Thank you for your consideration of this letter and for keeping in mind the voices in the LGBT community as you consider, and hopefully approve, this merger.
Gee, maybe this is why. (PCMag thinks the merger would be a bad deal—disastrous—for consumers.)
So why exactly is GLAAD, now, one week after we get screwed in Tennessee, in part by AT&T's own employee who was warned about this bill a good month ago and did nothing, writing public letters to the Obama administration on behalf of AT&T, on an issue that has nothing to do with gay or trans rights, for a company that outright refused to sign a joint letter to the governor of Tennessee calling for a veto of some of the most hateful anti-gay and anti-trans legislation of our time?

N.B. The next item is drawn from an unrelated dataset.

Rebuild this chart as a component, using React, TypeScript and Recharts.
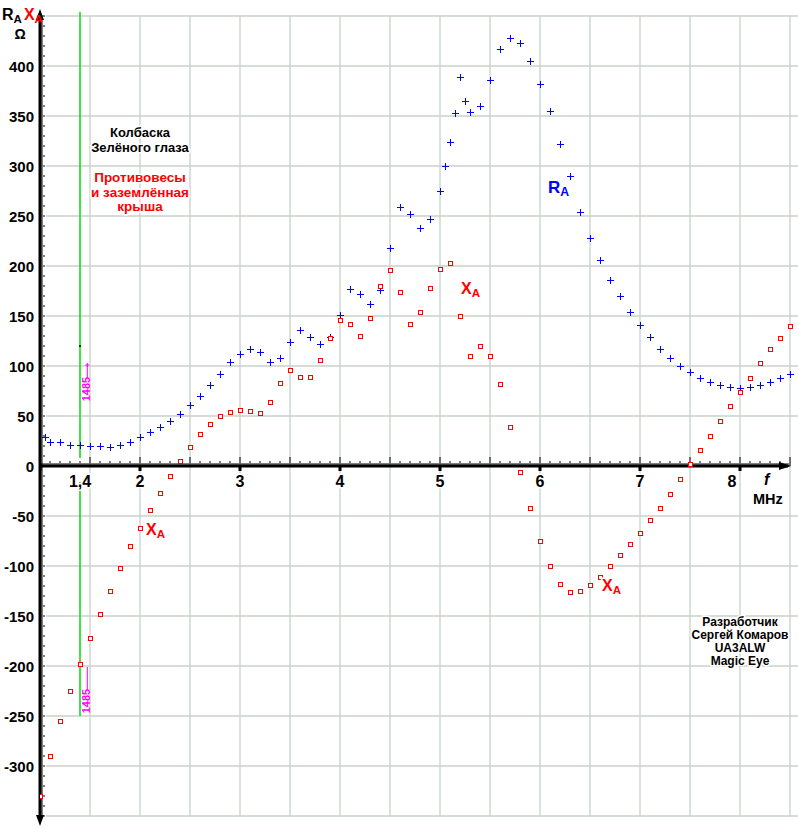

There's a lot of talk already that this is happening because AT&T underwrites the GLAAD awards, because the company has made monetary grants to GLAAD, and has a member on GLAAD's board. It certainly looks that way. How else to explain why our community is using up its limited political capital to weigh in on an issue that has nothing to do with the gay or trans communities, on behalf of a company that just recently did a lot of harm to both communities.